= SHORT PROBLEM =
Would you write out the listing verbatim and skip every picture in it?

>> begin PROVIDED MATERIAL

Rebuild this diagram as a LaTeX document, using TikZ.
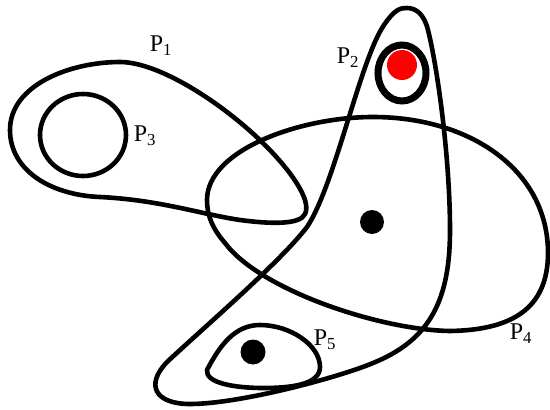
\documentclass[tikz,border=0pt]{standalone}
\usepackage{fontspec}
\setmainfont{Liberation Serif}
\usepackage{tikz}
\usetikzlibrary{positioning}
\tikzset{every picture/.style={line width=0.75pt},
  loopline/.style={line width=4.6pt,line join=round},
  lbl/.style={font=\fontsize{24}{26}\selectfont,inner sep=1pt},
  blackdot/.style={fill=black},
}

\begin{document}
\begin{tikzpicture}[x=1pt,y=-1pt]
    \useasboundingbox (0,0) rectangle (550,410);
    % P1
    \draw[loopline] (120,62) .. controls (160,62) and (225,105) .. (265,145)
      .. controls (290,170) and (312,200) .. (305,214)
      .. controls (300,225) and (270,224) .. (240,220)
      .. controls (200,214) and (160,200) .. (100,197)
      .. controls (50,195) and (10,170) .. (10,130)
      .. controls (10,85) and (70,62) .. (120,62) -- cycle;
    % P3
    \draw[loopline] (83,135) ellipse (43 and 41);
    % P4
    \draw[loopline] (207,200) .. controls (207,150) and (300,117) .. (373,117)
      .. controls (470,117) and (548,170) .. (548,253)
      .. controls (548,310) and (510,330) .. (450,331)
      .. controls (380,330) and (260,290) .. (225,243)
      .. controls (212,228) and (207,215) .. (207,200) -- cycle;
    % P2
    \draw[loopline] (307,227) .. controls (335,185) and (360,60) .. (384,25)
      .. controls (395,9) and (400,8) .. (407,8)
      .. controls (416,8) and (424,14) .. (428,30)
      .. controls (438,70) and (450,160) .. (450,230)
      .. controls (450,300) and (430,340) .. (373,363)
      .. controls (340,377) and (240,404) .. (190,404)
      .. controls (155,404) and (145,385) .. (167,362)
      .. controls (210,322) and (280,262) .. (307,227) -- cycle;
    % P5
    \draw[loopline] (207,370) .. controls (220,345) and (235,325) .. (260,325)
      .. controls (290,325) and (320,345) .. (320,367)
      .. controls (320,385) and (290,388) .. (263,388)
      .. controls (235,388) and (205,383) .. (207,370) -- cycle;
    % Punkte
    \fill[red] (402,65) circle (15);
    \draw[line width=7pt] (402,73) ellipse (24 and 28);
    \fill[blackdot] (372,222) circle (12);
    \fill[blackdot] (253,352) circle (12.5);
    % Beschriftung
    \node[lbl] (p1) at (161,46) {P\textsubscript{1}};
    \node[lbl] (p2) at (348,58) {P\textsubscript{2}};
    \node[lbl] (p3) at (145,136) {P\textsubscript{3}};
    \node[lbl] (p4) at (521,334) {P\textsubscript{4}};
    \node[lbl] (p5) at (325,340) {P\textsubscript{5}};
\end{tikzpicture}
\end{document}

>> end PROVIDED MATERIAL

= ANSWER TO THE PROBLEM =
Rebuild this diagram as a LaTeX document, using TikZ.
\documentclass[tikz,border=0pt]{standalone}
\usepackage{fontspec}
\setmainfont{Liberation Serif}
\usepackage{tikz}
\usetikzlibrary{positioning}
\tikzset{every picture/.style={line width=0.75pt},
  loopline/.style={line width=4.6pt,line join=round},
  lbl/.style={font=\fontsize{24}{26}\selectfont,inner sep=1pt},
  blackdot/.style={fill=black},
}

\begin{document}
\begin{tikzpicture}[x=1pt,y=-1pt]
    \useasboundingbox (0,0) rectangle (550,410);
    % P1
    \draw[loopline] (120,62) .. controls (160,62) and (225,105) .. (265,145)
      .. controls (290,170) and (312,200) .. (305,214)
      .. controls (300,225) and (270,224) .. (240,220)
      .. controls (200,214) and (160,200) .. (100,197)
      .. controls (50,195) and (10,170) .. (10,130)
      .. controls (10,85) and (70,62) .. (120,62) -- cycle;
    % P3
    \draw[loopline] (83,135) ellipse (43 and 41);
    % P4
    \draw[loopline] (207,200) .. controls (207,150) and (300,117) .. (373,117)
      .. controls (470,117) and (548,170) .. (548,253)
      .. controls (548,310) and (510,330) .. (450,331)
      .. controls (380,330) and (260,290) .. (225,243)
      .. controls (212,228) and (207,215) .. (207,200) -- cycle;
    % P2
    \draw[loopline] (307,227) .. controls (335,185) and (360,60) .. (384,25)
      .. controls (395,9) and (400,8) .. (407,8)
      .. controls (416,8) and (424,14) .. (428,30)
      .. controls (438,70) and (450,160) .. (450,230)
      .. controls (450,300) and (430,340) .. (373,363)
      .. controls (340,377) and (240,404) .. (190,404)
      .. controls (155,404) and (145,385) .. (167,362)
      .. controls (210,322) and (280,262) .. (307,227) -- cycle;
    % P5
    \draw[loopline] (207,370) .. controls (220,345) and (235,325) .. (260,325)
      .. controls (290,325) and (320,345) .. (320,367)
      .. controls (320,385) and (290,388) .. (263,388)
      .. controls (235,388) and (205,383) .. (207,370) -- cycle;
    % Punkte
    \fill[red] (402,65) circle (15);
    \draw[line width=7pt] (402,73) ellipse (24 and 28);
    \fill[blackdot] (372,222) circle (12);
    \fill[blackdot] (253,352) circle (12.5);
    % Beschriftung
    \node[lbl] (p1) at (161,46) {P\textsubscript{1}};
    \node[lbl] (p2) at (348,58) {P\textsubscript{2}};
    \node[lbl] (p3) at (145,136) {P\textsubscript{3}};
    \node[lbl] (p4) at (521,334) {P\textsubscript{4}};
    \node[lbl] (p5) at (325,340) {P\textsubscript{5}};
\end{tikzpicture}
\end{document}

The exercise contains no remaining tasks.